Guardian Goes “Full Stupid” on Arctic Ice, Contradicts Itself.

The Guardian managed to outdo itself in it’s latest foray into global warming, claiming that Arctic sea ice has declined by three quarters in the last three decades. In a series of “factoids” following an interview with pop celebrity and latest Greenpeace spokesperson for the Arctic ice, Jarvis Cocker, Lucy Seigle, the Guardian’s environment reporter, informed readers that:

Of the Arctic sea ice, 75% has been lost over the past 30 years. Last year saw sea-ice levels plummet to the second-lowest since records began. It is estimated that the North Pole could be ice-free in the summer within the next 10-20 years.

The Guardian. Jarvis Cocker: The Iceman Cometh.

However, the problem with this was not just it’s total departure from both reality and common sense, but the fact that an article in the Guardian only a couple of weeks beforehand had pointed out that this simply isn’t the case.

Quoting the Met Office’s Chief Scientist, Julia Sligo, the article noted that such claims were simply “not credible” –

She also said that suggestions the volume of sea ice had already declined by 75% already were not credible. “We know there is something [happening on the thinning of sea ice] but it’s not as dramatic as those numbers suggest.”

The problem, she explained, was that researchers did not know the thickness of Arctic sea ice with any confidence.

The Guardian.
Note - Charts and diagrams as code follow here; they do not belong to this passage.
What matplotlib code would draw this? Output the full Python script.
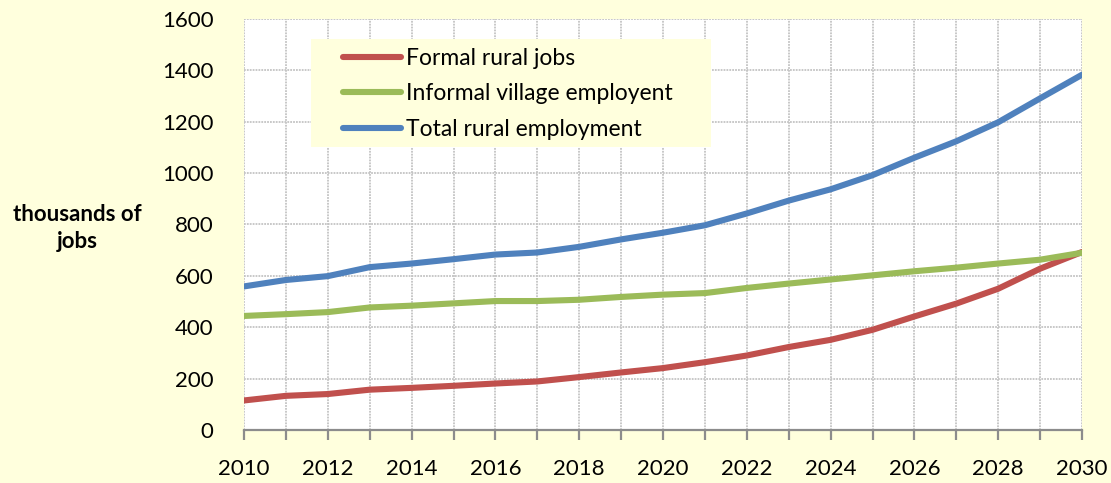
import matplotlib
matplotlib.use("Agg")
import matplotlib.pyplot as plt
from matplotlib.patches import Rectangle

years = list(range(2010, 2031))
formal_rural_jobs = [115, 133, 140, 157, 164, 172, 181, 189, 206, 224, 241,
                     264, 290, 323, 351, 390, 442, 492, 550, 628, 693]
informal_village = [444, 451, 459, 477, 484, 493, 502, 502, 507, 518, 527,
                    533, 553, 570, 586, 602, 618, 632, 648, 663, 690]
total_rural = [559, 584, 599, 634, 648, 665, 683, 691, 713, 742, 768,
               797, 843, 893, 937, 992, 1060, 1124, 1198, 1291, 1383]
series_labels = ["Formal rural jobs", "Informal village employent", "Total rural employment"]
y_ticks = [0, 200, 400, 600, 800, 1000, 1200, 1400, 1600]
x_tick_years = list(range(2010, 2031, 2))

plt.rcParams["font.family"] = ["Lato", "DejaVu Sans"]

bg = "#FFFFDD"
fig = plt.figure(figsize=(11.11, 4.83), dpi=100, facecolor=bg)
ax = fig.add_axes([244 / 1111, 1 - 430 / 483, (1082 - 244) / 1111, (430 - 19) / 483])
ax.set_facecolor("white")

colors = ["#C0504D", "#9BBB59", "#4F81BD"]
for vals, lab, c in zip([formal_rural_jobs, informal_village, total_rural], series_labels, colors):
    ax.plot(years, vals, color=c, lw=4.4, solid_capstyle="round", label=lab, zorder=3)

ax.set_xlim(2010, 2030)
ax.set_ylim(0, 1600)
ax.set_yticks(y_ticks)
ax.set_xticks(x_tick_years)
ax.set_xticks(years, minor=True)

grid_kw = dict(color="#C4C4C4", linestyle=(0, (1, 0.6)), linewidth=1.3, zorder=1)
for y in y_ticks[1:]:
    ax.axhline(y, **grid_kw)
for x in years:
    ax.axvline(x, **grid_kw)

for s in ["top", "right", "left"]:
    ax.spines[s].set_visible(False)
ax.spines["bottom"].set_color("#8C8C8C")
ax.spines["bottom"].set_linewidth(1.6)
ax.spines["bottom"].set_zorder(4)

ax.tick_params(axis="y", length=0, labelsize=16, pad=22, colors="black")
ax.tick_params(axis="x", which="both", length=7, width=1.6, color="#8C8C8C",
               direction="out", labelsize=16, pad=14)

fig.text(77 / 1111, 1 - 228 / 483, "thousands of\njobs", ha="center", va="center",
         fontsize=16, fontweight="bold", linespacing=1.3)

# legend panel
ax.add_patch(Rectangle((0.080, 0.689), 0.477, 0.262, transform=ax.transAxes,
                       facecolor=bg, edgecolor="none", zorder=5))
leg = ax.legend(loc="upper left", bbox_to_anchor=(0.118, 0.930), fontsize=16.5,
                frameon=False, handlelength=2.55, handletextpad=0.2, borderpad=0,
                labelspacing=0.64, borderaxespad=0)
leg.set_zorder(6)
for line in leg.get_lines():
    line.set_linewidth(4.4)

fig.savefig("out.png", dpi=100, facecolor=bg)
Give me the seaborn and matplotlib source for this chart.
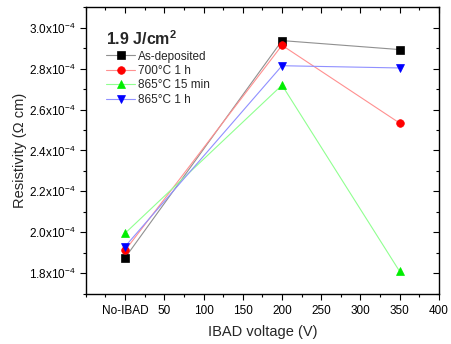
import matplotlib
matplotlib.use("Agg")
import matplotlib.pyplot as plt
from matplotlib.ticker import MultipleLocator, FuncFormatter, FixedLocator
from matplotlib.lines import Line2D
import seaborn as sns
import pandas as pd

# IBAD voltage (0 stands for the sample without IBAD)
voltage = [0, 200, 350]
tick_values = [0, 50, 100, 150, 200, 250, 300, 350, 400]
tick_labels = ["No-IBAD", "50", "100", "150", "200", "250", "300", "350", "400"]

# Resistivity in ohm*cm
as_deposited = [1.875e-4, 2.938e-4, 2.894e-4]
anneal_700_1h = [1.911e-4, 2.915e-4, 2.534e-4]
anneal_865_15min = [1.995e-4, 2.720e-4, 1.808e-4]
anneal_865_1h = [1.930e-4, 2.815e-4, 2.804e-4]

series_names = ["As-deposited", "700°C 1 h", "865°C 15 min", "865°C 1 h"]
series_values = [as_deposited, anneal_700_1h, anneal_865_15min, anneal_865_1h]
marker_colors = ["#000000", "#ff0000", "#00ee00", "#0000ff"]
line_colors = ["#909090", "#ff9090", "#90ff90", "#9090ff"]
marker_shapes = ["s", "o", "^", "v"]

sns.set_theme(style="ticks")
plt.rcParams["font.family"] = ["Liberation Sans", "DejaVu Sans"]
plt.rcParams["mathtext.fontset"] = "custom"
plt.rcParams["mathtext.rm"] = "Liberation Sans"
plt.rcParams["mathtext.it"] = "Liberation Sans:italic"
plt.rcParams["mathtext.bf"] = "Liberation Sans:bold"

fig = plt.figure(figsize=(4.52, 3.44), dpi=100)
ax = fig.add_axes([0.190, 0.145, 0.781, 0.835])

MS = 5.5
handles = []
for name, vals, mc, lc, mk in zip(series_names, series_values, marker_colors,
                                  line_colors, marker_shapes):
    df = pd.DataFrame({"voltage": voltage, "resistivity": vals})
    sns.lineplot(data=df, x="voltage", y="resistivity", ax=ax, color=lc,
                 linewidth=0.8, marker=mk, markersize=MS,
                 markerfacecolor=mc, markeredgecolor=mc, markeredgewidth=0.5,
                 legend=False)
    handles.append(Line2D([], [], color=lc, linewidth=0.8, marker=mk,
                          markersize=MS, markerfacecolor=mc,
                          markeredgecolor=mc, markeredgewidth=0.5,
                          label=name))

ax.set_xlim(-50, 400)
ax.set_ylim(1.697e-4, 3.103e-4)
ax.xaxis.set_major_locator(FixedLocator(tick_values))
ax.set_xticklabels(tick_labels)
ax.xaxis.set_minor_locator(MultipleLocator(25))
ax.yaxis.set_major_locator(MultipleLocator(0.2e-4))
ax.yaxis.set_minor_locator(MultipleLocator(0.1e-4))
ax.yaxis.set_major_formatter(
    FuncFormatter(lambda v, p: f"{v * 1e4:.1f}x10$^{{-4}}$"))

for side in ["top", "right", "bottom", "left"]:
    ax.spines[side].set_visible(True)
    ax.spines[side].set_linewidth(1.0)
    ax.spines[side].set_color("black")

ax.tick_params(which="both", direction="out", labelsize=8.5, colors="black",
               width=0.8)
ax.tick_params(which="major", length=4)
ax.tick_params(which="minor", length=2.5)
ax.tick_params(which="both", top=True, right=True)
# top/right ticks point inward
for tick in ax.xaxis.get_major_ticks() + ax.xaxis.get_minor_ticks():
    tick.tick2line.set_marker(3)
for tick in ax.yaxis.get_major_ticks() + ax.yaxis.get_minor_ticks():
    tick.tick2line.set_marker(0)

ax.set_xlabel("IBAD voltage (V)", fontsize=10.5, labelpad=6)
ax.set_ylabel("Resistivity (Ω cm)", fontsize=10.5, labelpad=1)

leg = ax.legend(handles=handles, title="1.9 J/cm$^{\\mathbf{2}}$",
                loc="upper left", bbox_to_anchor=(0.035, 0.95),
                frameon=False, fontsize=8.5,
                handlelength=2.4, handletextpad=0.25, labelspacing=0.2,
                borderpad=0.2,
                title_fontproperties={"weight": "bold", "size": 11.5})
leg._legend_box.align = "left"

fig.savefig("out.png", dpi=100)
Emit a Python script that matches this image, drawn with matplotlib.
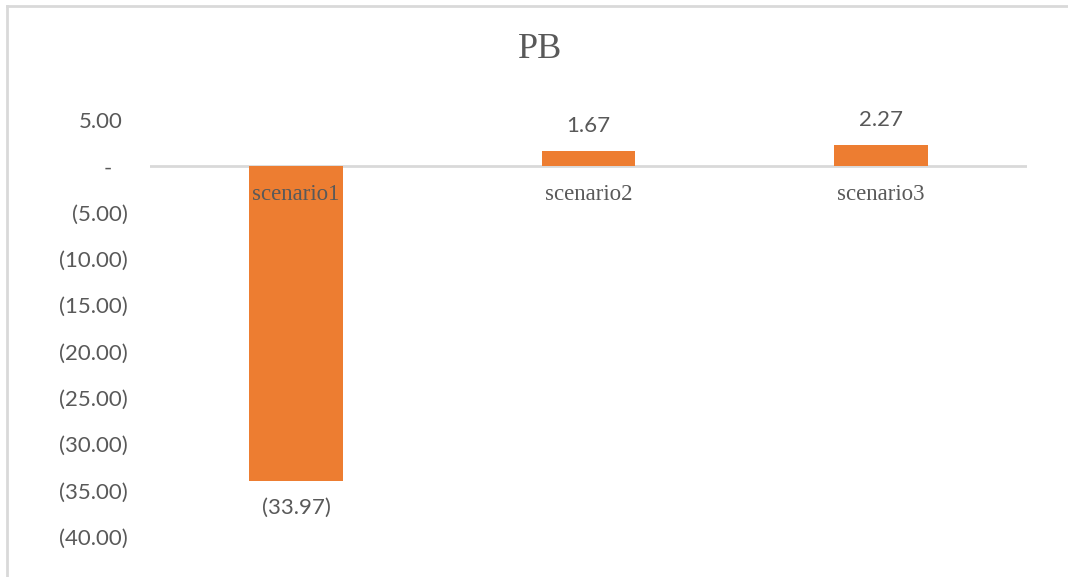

Met Office: Arctic Sea Ice Loss Linked to Drier, Colder UK Winters.

In fact, as the NSIDC points out, the extent of Arctic sea ice is very close to the average for the last three decades, not down by 75% as The Guardian’s environment reporter seems to be confused about:

Overview of Conditions

Arctic sea ice extent in April 2012 averaged 14.73 million square kilometers (5.69 million square miles). Because of the very slow rate of ice loss through the last half of March and the first three weeks of April, ice extent averaged for April ranked close to average out of 34 years of satellite data.

NSIDC: Arctic Sea Ice Extent Reaches Near Average in April.

Someone should really help them out over at the Guardian’s environment section. Do you have an hour or two to spare, some basic common sense,  plenty of paper and some crayons?

==============================================================

Here’s the proof that Arctic Sea Ice has not declined 75% in 30 years, this graph of Arctic Sea Ice Extent from good buddy Dr. Peter Gleick using NSIDC data. Here is his original from his Huffington post article where he’s beating up Apollo 17 astronaut Dr. Harrison Schmidt for comparing 1989 and 2009 20 year differences.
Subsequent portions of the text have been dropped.